When an employer is hiring for a new role, they want someone who is going to possess the technical skill the job requires, but they’re also looking for someone that possesses a certain amount of soft skills. This includes everything from the ability to network with potential clients, communicate with leadership, demonstrate problem-solving and critical thinking, the ability to work in a team environment, and most of all, someone who is going to demonstrate professionalism.
While the random curse word in a social media post isn’t going to paint you in a negative light, consistent foul language, complaining about work or your previous employer, and posting or sharing explicit content are likely to make a potential employer pass you over for another applicant because these types of posts indicate, to them, that you lack professionalism and don’t know the difference between right and wrong.
Though the last part of that statement does sound – and is – harsh, it’s the reality. A hiring manager wants to bring people on board that are going to reflect the values of the company.
So, posting sexual pictures, consistently using foul language, or sharing images of constant partying isn’t going to be what they want to be associated with their company’s image. And to them, if you can’t demonstrate good behavior on your own time, then chances are, you won’t exhibit it on company time.
Remember, when it comes to creating an online presence, there are a few key things you should avoid posting:
If you think that a photo may cross the line, err on the side of caution and don’t post it. This includes everything from boudoir photos, photos or videos of you drunk or high, and anything else that can be considered off-limits to a potential employer.
This even applies to confidential work emails or text correspondence between co-workers, client information, ongoing spreadsheets, and the like. Basically, if it’s considered personal or confidential, don’t share it online. It looks bad and can even put your current or former employer in jeopardy if their private information is shared publicly.
When it comes to politics, you’re entitled to have whatever opinion you’d like. Lean left. Lean right. Or fall somewhere in the middle.
However, in today’s day and age, posting political rants can not only be taken out of context but can severely damage your ability to get a job. Share your opinion with your friends and family behind closed doors, but try to avoid posting any rants online.
As long as your political ideology doesn’t interfere with your ability to work and get things done, it’s best to keep the rants off your social media page and definitely out of the workplace.
This also applies to religion. Again, everyone is entitled to their own religious beliefs, but ranting and raving about something or trying to indoctrinate someone to switch over to your faith, for example, can leave a very bad taste in your future employer’s mouth.
Just like with politics, your employer is looking for people who demonstrate they can work and succeed in a team environment. If your religious or political views appear to get in the way of that, your hiring manager may worry that you’re not going to be respectful of others in the workplace, or be difficult when things don’t go your way.
Again, your employer is checking your social media for examples of smart thinking. If your phone number, home address, and other private personal information are plastered all over your Facebook page, your potential employer will likely consider that a bad judgment call.

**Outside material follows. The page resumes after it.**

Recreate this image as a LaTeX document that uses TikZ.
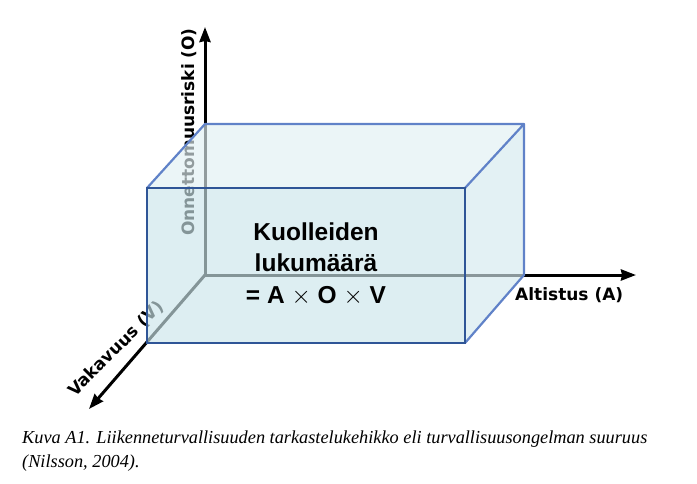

And, again, if you’re demonstrating poor judgment calls in your personal life, they’re going to assume you’ll demonstrate poor judgment calls at work.
The examples provided above are rather harsh. And, it can be difficult to draw the line between what is and isn’t appropriate to post online because posting online makes up a good portion of our lives.
After all, we live in a society that is pretty dependent on social media for branding, companionship, and self-identity. So many of us share what’s going on in our lives, from exciting achievements to complaints about situations outside our control.
Despite how natural this all feels, divulging too much information can be a bad thing for your future employer.
But not to worry, because here are some tips on creating a professional social media presence that can still demonstrate your genuine personality, while safeguarding your ability to obtain employment:
Did you recently graduate college? Did you get a new pet, get married, or have a baby? Did you publish your first article online or attend a seminar that yielded new credentials or experience? By all means, go ahead and post it.
Highlighting your accomplishments or big milestones is a great way for employers to learn more about your technical skill, educational background, experience, and how you enjoy your personal time.
We all have intuition. And oftentimes, when it comes to posting on social media, we do have a little voice in our head that says “maybe posting this right now isn’t a good idea.”
However, we tend to ignore this little voice when we’re feeling immense stress, anger, or frustration and that’s why we tend to come across so many deleted posts on our social media feeds.
The old adage of think before you speak has been updated to reflect modern society. In other words, “think before you post.” When you feel the urge to post something that may paint you negatively, wait 24 hours. Chances are, you will have cooled off by then and not want to post.
One thing you want to do is set your social media accounts to private. You can adjust these settings to make posts only available to friends and family or whatever you feel comfortable with. These settings protect you, so take advantage of them.
If you’re looking for a new job, one of the best things you can do is stay active on the right social media channels – mainly LinkedIn.
Recruiters will review your Linkedin profile to research you, your job skills, and your education level. However, the main reason why you should remain active on LinkedIn during your job search is so you can actively engage with and network with recruiters, hiring managers, and peers within your industry.
Social media is about having a presence online, and doing so can both hurt and benefit you. The best rule of thumb is to stay active and professional on sites like LinkedIn, manage your privacy settings on all other apps, and think twice before you post.
With nearly 70% of all recruiters using social media to find candidates, managing your online presence is more important than ever. With these tips, you’ll be able to manage your social media accounts effectively so they don’t hurt your job search.